Параллельно с растущим побуждением к действию ввиду ситуаций, обостряющих угрозу цивилизации, развитая научно-техническая цивилизация все больше и больше превращается в «общество табу»: сферы, отношения, условия, которые в принципе можно было бы изменить, систематически изолируются от этих возможных изменений — посредством ссылок на «системные принуждения», на «собственную динамику». Кто дерзнет дать умирающему лесу глоток кислорода, прописав немцам «социалистическую смирительную рубашку», то бишь ограничив скорость на магистральных шоссе? Соответственно восприятие проблем и отношение к ним переводятся посредством системы табу в спокойное русло. Именно потому, что проблемы представляются созданными в условиях рефлексивного онаучивания, а стало быть, принципиально изменяемыми, радиус «дееспособных переменных» изначально ограничивается, и как ограничение, так и снятие оного отданы на откуп наукам.

В научно-технической цивилизации повсюду кишат табу неизменимости. В этой чащобе, где тому, что возникает из обстоятельств действия, не дозволено быть возникшим из них, ученый, который стремится дать «нейтральный» анализ проблемы, попадает в новое затруднение. Всякий анализ должен принять решение о том, как поступить с социальным табуированием активных переменных — обойти их при исследовании или изучить.
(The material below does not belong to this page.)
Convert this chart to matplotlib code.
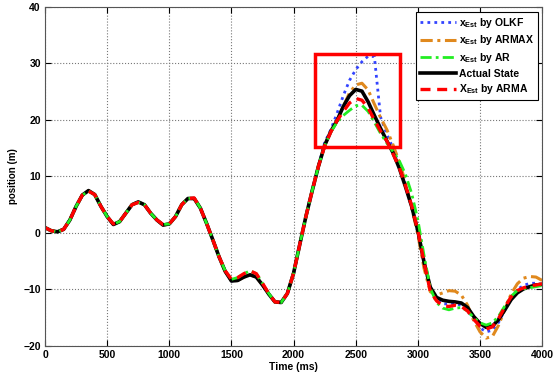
import matplotlib
matplotlib.use("Agg")
import matplotlib.pyplot as plt
from matplotlib.patches import Rectangle
from matplotlib.lines import Line2D

plt.rcParams['font.family'] = ['Liberation Sans', 'DejaVu Sans']
plt.rcParams['mathtext.fontset'] = 'custom'
plt.rcParams['mathtext.rm'] = 'Liberation Sans'
plt.rcParams['mathtext.bf'] = 'Liberation Sans:bold'

time_ms = list(range(0, 4001, 50))

actual = [0.95, 0.4, 0.2, 0.65, 2.3, 4.7, 6.7, 7.5, 6.8, 4.7,
          2.9, 1.5, 2.0, 3.5, 5.0, 5.5, 5.0, 3.5, 2.3, 1.4,
          1.6, 2.9, 5.0, 6.1, 6.1, 4.4, 1.7, -1.2, -4.2, -6.8,
          -8.5, -8.4, -7.8, -7.4, -7.8, -9.2, -10.8, -12.2, -12.3, -10.7,
          -7.1, -2.0, 3.0, 7.5, 11.8, 15.5, 18.0, 19.9, 22.4, 24.3,
          25.4, 25.1, 23.2, 20.8, 18.5, 16.3, 14.2, 11.5, 8.2, 4.7,
          0.4, -5.2, -9.6, -11.4, -11.9, -12.1, -12.2, -12.4, -13.2, -14.8,
          -16.0, -16.7, -16.5, -15.3, -13.6, -11.8, -10.6, -9.9, -9.5, -9.2,
          -9.1]

arma = [0.95, 0.4, 0.2, 0.65, 2.3, 4.7, 6.7, 7.4, 6.8, 4.7,
        2.9, 1.6, 2.0, 3.5, 5.0, 5.4, 5.0, 3.5, 2.3, 1.5,
        1.6, 2.9, 5.0, 6.1, 6.2, 4.4, 1.7, -1.2, -4.2, -6.7,
        -8.2, -7.9, -7.2, -6.7, -7.2, -8.9, -10.7, -12.2, -12.3, -10.7,
        -7.1, -2.0, 3.0, 7.5, 11.8, 15.4, 17.9, 19.9, 21.5, 23.0,
        23.8, 23.5, 22.1, 20.0, 18.0, 16.3, 14.0, 11.6, 8.4, 4.8,
        0.4, -5.2, -10.3, -12.0, -12.9, -13.0, -12.8, -13.0, -13.8, -15.3,
        -16.5, -17.0, -16.6, -15.1, -13.1, -11.3, -10.2, -9.7, -9.4, -9.2,
        -9.0]

ar = [0.95, 0.4, 0.2, 0.65, 2.3, 4.7, 6.7, 7.4, 6.8, 4.7,
      2.9, 1.6, 2.0, 3.5, 5.0, 5.4, 5.0, 3.5, 2.3, 1.5,
      1.6, 2.9, 5.0, 6.1, 6.2, 4.4, 1.7, -1.2, -4.2, -6.7,
      -8.2, -7.9, -7.2, -6.7, -7.2, -8.9, -10.7, -12.2, -12.3, -10.7,
      -7.1, -2.0, 3.0, 7.5, 11.8, 15.4, 17.9, 19.6, 20.8, 21.7,
      22.5, 22.6, 21.5, 19.6, 17.6, 15.9, 14.4, 12.8, 10.4, 7.0,
      2.3, -4.0, -9.8, -12.3, -13.3, -13.6, -13.3, -13.2, -13.8, -15.0,
      -15.9, -16.3, -15.9, -14.7, -12.9, -11.2, -10.2, -9.9, -9.7, -9.5,
      -9.3]

olkf = [0.95, 0.4, 0.2, 0.65, 2.3, 4.7, 6.7, 7.5, 6.8, 4.7,
        2.9, 1.5, 2.0, 3.5, 5.0, 5.5, 5.0, 3.5, 2.3, 1.4,
        1.6, 2.9, 5.0, 6.1, 6.1, 4.4, 1.7, -1.2, -4.2, -6.8,
        -8.5, -8.4, -7.8, -7.4, -7.8, -9.2, -10.8, -12.2, -12.3, -10.7,
        -7.1, -2.0, 3.0, 7.5, 11.8, 16.0, 18.3, 21.2, 24.3, 27.0,
        28.9, 30.3, 31.3, 31.2, 20.5, 17.5, 15.0, 12.0, 8.5, 4.5,
        0.0, -5.5, -10.0, -11.8, -12.5, -12.6, -12.5, -12.8, -13.7, -15.4,
        -16.8, -17.5, -17.2, -15.8, -13.6, -11.5, -10.0, -9.3, -8.9, -8.9,
        -9.1]

armax = [0.95, 0.4, 0.2, 0.65, 2.3, 4.7, 6.7, 7.5, 6.8, 4.7,
         2.9, 1.5, 2.0, 3.5, 5.0, 5.5, 5.0, 3.5, 2.3, 1.4,
         1.6, 2.9, 5.0, 6.1, 6.1, 4.4, 1.7, -1.2, -4.2, -6.8,
         -8.5, -8.4, -7.8, -7.4, -7.8, -9.2, -10.8, -12.2, -12.3, -10.7,
         -7.1, -2.0, 3.0, 7.5, 11.8, 15.5, 18.0, 19.9, 22.4, 24.8,
         26.2, 26.5, 25.3, 22.8, 20.4, 18.3, 15.6, 12.6, 9.0, 4.5,
         -0.3, -6.3, -10.4, -11.0, -10.6, -10.2, -10.3, -11.0, -12.8, -15.5,
         -17.5, -18.6, -18.3, -16.3, -13.5, -10.8, -9.0, -8.0, -7.7, -7.8,
         -8.4]

x_ticks = list(range(0, 4001, 500))
y_ticks = list(range(-20, 41, 10))
highlight_t = (2170, 2855)
highlight_y = (15.3, 31.7)

fig = plt.figure(figsize=(5.53, 3.73), dpi=100)
ax = fig.add_axes([0.0814, 0.0724, 0.899, 0.909])

l_olkf, = ax.plot(time_ms, olkf, color='#3344ff', linestyle=(0, (1, 1.5)), linewidth=2.0)
l_armax, = ax.plot(time_ms, armax, color='#e0891e', linestyle=(0, (4, 1.5, 1, 1.5)), linewidth=2.2)
l_act, = ax.plot(time_ms, actual, color='black', linestyle='-', linewidth=2.6)
l_ar, = ax.plot(time_ms, ar, color='#22ee22', linestyle=(0, (4, 1.5, 1, 1.5)), linewidth=2.0)
l_arma, = ax.plot(time_ms, arma, color='#ff0000', linestyle=(0, (3, 2)), linewidth=2.4)

ax.add_patch(Rectangle((highlight_t[0], highlight_y[0]), highlight_t[1] - highlight_t[0],
                       highlight_y[1] - highlight_y[0], fill=False, edgecolor='#ff0000',
                       linewidth=2.5, zorder=5))

ax.set_xlim(0, 4000)
ax.set_ylim(-20, 40)
ax.set_xticks(x_ticks)
ax.set_yticks(y_ticks)
ax.grid(True, linestyle=':', color='#777777', linewidth=0.8)
ax.tick_params(direction='in', top=True, right=True, length=4, labelsize=7.5, pad=3)
for lab in ax.get_xticklabels() + ax.get_yticklabels():
    lab.set_fontweight('bold')
for s in ax.spines.values():
    s.set_color('#555555')
ax.set_xlabel('Time (ms)', fontsize=7.5, fontweight='bold', labelpad=1)
ax.set_ylabel('position (m)', fontsize=7, fontweight='bold', labelpad=4)

handles = [l_olkf, l_armax, l_ar, l_act, l_arma]
labels = [r'x$_{\mathbf{Est}}$ by OLKF', r'x$_{\mathbf{Est}}$ by ARMAX',
          r'x$_{\mathbf{Est}}$ by AR', 'Actual State', r'X$_{\mathbf{Est}}$ by ARMA']
leg = ax.legend(handles, labels, loc='upper right', bbox_to_anchor=(0.992, 0.985),
                borderaxespad=0, fancybox=False, edgecolor='black', framealpha=1,
                prop={'size': 7.5, 'weight': 'bold'}, handlelength=3.5,
                labelspacing=0.35, handletextpad=0.3, borderpad=0.35)
leg.get_frame().set_linewidth(0.8)
leg.set_zorder(10)

fig.savefig('out.png', dpi=100)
Эти возможности решения затрагивают (даже там, где их задает заказчик) характер самого исследования, т. е. относятся к исконной практической сфере наук: к способу постановки вопроса, выбора переменных, направления и диапазона изучения причинных предположений, к понятийному аппарату, методам расчета «рисков» и т. д.

В отличие от последствий простого онаучивания последствия данных исследовательских решений имманентно скорее поддаются оценке: если первые находились вне промышленности и производства в (безвластных) латентных сферах общества — здоровье природы и человека, — то ныне установления рисков оказывают обратное воздействие на центральные властные зоны — экономику, политику, институциональные контрольные инстанции. А все они располагают «институционализированным вниманием» и «корпоратистскими локтями», чтобы громко заявить о побочных последствиях, которые их затрагивают и сопряжены с большими расходами. Таким образом, с учетом социальной ситуации «незамеченность» весьма ограничена. Примерно то же можно сказать и о «побочном характере» последствий. Наблюдение за этим развитием относится к официальной компетенции ведомства по исследованиям риска (или его подотдела). Директивы известны, правовые основы тоже. Скажем, каждый знает, что такое-то доказательство такой-то концентрации ядовитых веществ и превышения экстремальных величин, по всей вероятности, чревато для такого-то такими-то радикальными (правовыми, экономическими) последствиями.

Но это означает: с онаучиванием рисков оценимость побочных последствий превращается из внешней проблемы в проблему внутреннюю, из проблемы применения в проблему познания. Внешнего больше не существует. Последствия находятся внутри. Контексты возникновения и использования вдвигаются друг в друга. Автономия исследования тем самым становится сразу и проблемой познания, и проблемой практики, а возможное нарушение табу — имманентным условием хорошего или плохого исследования. До поры до времени все это, вероятно, еще таится в серой зоне исследовательских решений, которые можно принять так или этак. С точки зрения институциональной, научно-теоретической и моральной конституции исследованию необходимо поставить себя в такое положение, когда оно сможет принять имеющиеся у него исторические импликации и разобраться в них, чтобы при первом щелчке бича не ринуться очертя голову сквозь подставленные обручи.

Эту целостность наука способна доказать именно через противостояние господствующему нажиму превратить практические табу в теоретические. При таком понимании требование «нейтральности» в смысле независимости научного анализа действительно получает новое, прямо-таки революционное содержание. Возможно, Макс Вебер, который знал и о латентном политическом содержании конкретной науки, ныне выступил бы в поддержку данной интерпретации независимого от табу, конструктивного анализа рисков, который черпает политическую ударную силу именно в своей ангажированной, оценочной конструктивности.